The important thing is to choose an artist whose style you love, you might prefer a very detailed portrait or a looser more expressive/sketchy one. It's never a good idea to ask an artist to try to change their style, a few are able to do it but for most it's very difficult, after all artistic style is a very personal thing and has often taken years to develop. If you like the work an artist has already made, chances are you will like what they make for you. You can see more examples of my portraits here.

Once you have found an artist you like you need to find out whether they take commissions and what they charge. Some artists have clear pricing options on their website, others don't advertise this part of their practice but might take a few commissions alongside their other projects, so it's always worth getting in touch to find out.

Prices for portraits vary greatly. Artists will price their work to reflect the time it takes them to make and the demand for it. So popular, established, experienced artists charge more than emerging artists. It's important to remember that portraiture is a technical skill which takes years to perfect, (the best portrait artists are doing far more than just meticulously copying a photograph) so you are also paying for years of practice and training. You should expect to pay per person being drawn or painted, so a double portrait will cost the same as two individual portraits. Larger pieces or images that include more of the figure will cost more because they will take longer to make. Some artists will offer drawn portraits as well as paintings and these are often considerably cheaper because a drawing is much quicker to make.

You can see my prices here . I offer options to suit a wide range of budgets, a small pencil portrait costs a fifth of the price of a full figure oil painting.

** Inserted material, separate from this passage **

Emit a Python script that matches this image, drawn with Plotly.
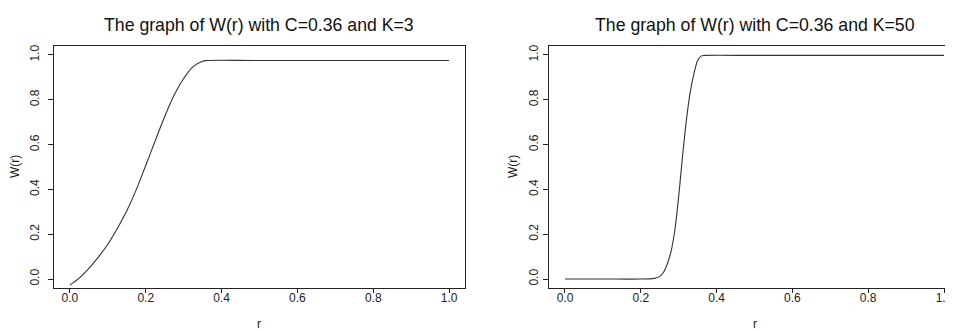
import plotly.graph_objects as go

# Data
r_k3 = [0.0, 0.025, 0.05, 0.075, 0.1, 0.125, 0.15, 0.175, 0.2, 0.225, 0.25, 0.275, 0.3, 0.325, 0.35, 0.36, 0.5, 0.75, 1.0]
w_k3 = [-0.027, 0.005, 0.048, 0.098, 0.155, 0.226, 0.305, 0.399, 0.507, 0.617, 0.725, 0.821, 0.895, 0.948, 0.972, 0.975, 0.975, 0.975, 0.975]

r_k50 = [0.0, 0.1, 0.2, 0.23, 0.24, 0.25, 0.26, 0.27, 0.28, 0.29, 0.30, 0.31, 0.32, 0.33, 0.34, 0.35, 0.36, 0.37, 0.5, 0.75, 1.0]
w_k50 = [0.0, 0.0, 0.0, 0.002, 0.005, 0.012, 0.03, 0.068, 0.125, 0.22, 0.37, 0.545, 0.705, 0.83, 0.915, 0.975, 0.996, 0.998, 0.998, 0.998, 0.998]

titles = ["The graph of W(r) with C=0.36 and K=3", "The graph of W(r) with C=0.36 and K=50"]
x_ticks = [0.0, 0.2, 0.4, 0.6, 0.8, 1.0]
y_ticks = [0.0, 0.2, 0.4, 0.6, 0.8, 1.0]
tick_text = ["0.0", "0.2", "0.4", "0.6", "0.8", "1.0"]

# The page body adds an 8px margin, so the figure is sized to fill the rest of the window
OFF = 8
FW, FH = 953 - OFF, 331 - OFF
FONT = "Liberation Sans, Arial, Helvetica, sans-serif"
line_col = "#222222"


def px(x):  # screen x -> paper fraction
    return (x - OFF) / FW


def py(y):  # screen y -> paper fraction
    return (FH - (y - OFF)) / FH


fig = go.Figure()
fig.add_trace(go.Scatter(x=r_k3, y=w_k3, mode="lines", line=dict(color="#333333", width=1.1, shape="spline", smoothing=1.0),
                         xaxis="x", yaxis="y", showlegend=False, hoverinfo="skip"))
fig.add_trace(go.Scatter(x=r_k50, y=w_k50, mode="lines", line=dict(color="#333333", width=1.1, shape="spline", smoothing=0.8),
                         xaxis="x2", yaxis="y2", showlegend=False, hoverinfo="skip"))

y_dom = [py(288), py(46)]
x1_dom = [px(54), px(465)]
x2_dom = [px(549), 1.0]

common_x = dict(showline=True, linecolor=line_col, linewidth=1, ticks="outside", ticklen=4, tickcolor=line_col,
                tickvals=x_ticks, ticktext=tick_text, showgrid=False, zeroline=False, ticklabelstandoff=-5,
                ticklabeloverflow="allow",
                tickfont=dict(family=FONT, size=12, color="#222"), automargin=False)
common_y = dict(showline=True, linecolor=line_col, linewidth=1, ticks="outside", ticklen=5, tickcolor=line_col,
                tickvals=y_ticks, ticktext=tick_text, showgrid=False, zeroline=False, tickangle=-90,
                ticklabeloverflow="allow",
                tickfont=dict(family=FONT, size=12, color="#222"), automargin=False, range=[-0.04, 1.04])

fig.update_layout(
    width=FW, height=FH,
    margin=dict(l=0, r=0, t=0, b=0),
    paper_bgcolor="white", plot_bgcolor="white",
    font=dict(family=FONT, color="#222"),
    xaxis=dict(domain=x1_dom, range=[-0.042, 1.042], mirror=True, anchor="y", **common_x),
    yaxis=dict(domain=y_dom, mirror=True, anchor="x", ticklabelstandoff=4, **common_y),
    xaxis2=dict(domain=x2_dom, range=[-0.0422, (953 - 565) / 379], mirror=True, anchor="y2", **common_x),
    yaxis2=dict(domain=y_dom, mirror=False, anchor="x2", ticklabelstandoff=0, **common_y),
)

annotations = [
    dict(text=titles[0], x=px(259.5), y=py(25), xref="paper", yref="paper", showarrow=False,
         font=dict(family=FONT, size=17.7, color="#111"), xanchor="center", yanchor="middle"),
    dict(text=titles[1], x=px(755), y=py(25), xref="paper", yref="paper", showarrow=False,
         font=dict(family=FONT, size=17.7, color="#111"), xanchor="center", yanchor="middle"),
    dict(text="r", x=px(259.5), y=py(324), xref="paper", yref="paper", showarrow=False,
         font=dict(family=FONT, size=12, color="#222"), xanchor="center", yanchor="middle"),
    dict(text="r", x=px(755), y=py(324), xref="paper", yref="paper", showarrow=False,
         font=dict(family=FONT, size=12, color="#222"), xanchor="center", yanchor="middle"),
    dict(text="W(r)", x=px(15), y=py(167), xref="paper", yref="paper", showarrow=False, textangle=-90,
         font=dict(family=FONT, size=12, color="#222"), xanchor="center", yanchor="middle"),
    dict(text="W(r)", x=px(513), y=py(167), xref="paper", yref="paper", showarrow=False, textangle=-90,
         font=dict(family=FONT, size=12, color="#222"), xanchor="center", yanchor="middle"),
]
fig.update_layout(annotations=annotations)

fig.write_html("out.html")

Another factor that will determine an artist's prices is their working process. Some artists work exclusively from live sittings while others work just from photos. Those who prefer live sittings do so because they feel they are able to get a truer likeness of their subject but this often pushes the price up and can be limiting in term of location. I am able to, and have, made many successful portraits of people I have never met, purely from photos. However, I definitely get a better result if have had the opportunity to meet my subjects. This is the reason, whenever possible, I arrange a photoshoot with my subjects where I can take loads of photos. I then find, whichever photo we choose for the final portrait, that my visual memory of the real person influences the piece, almost at a subconscious level and helps me to make the person come alive on the paper or canvas.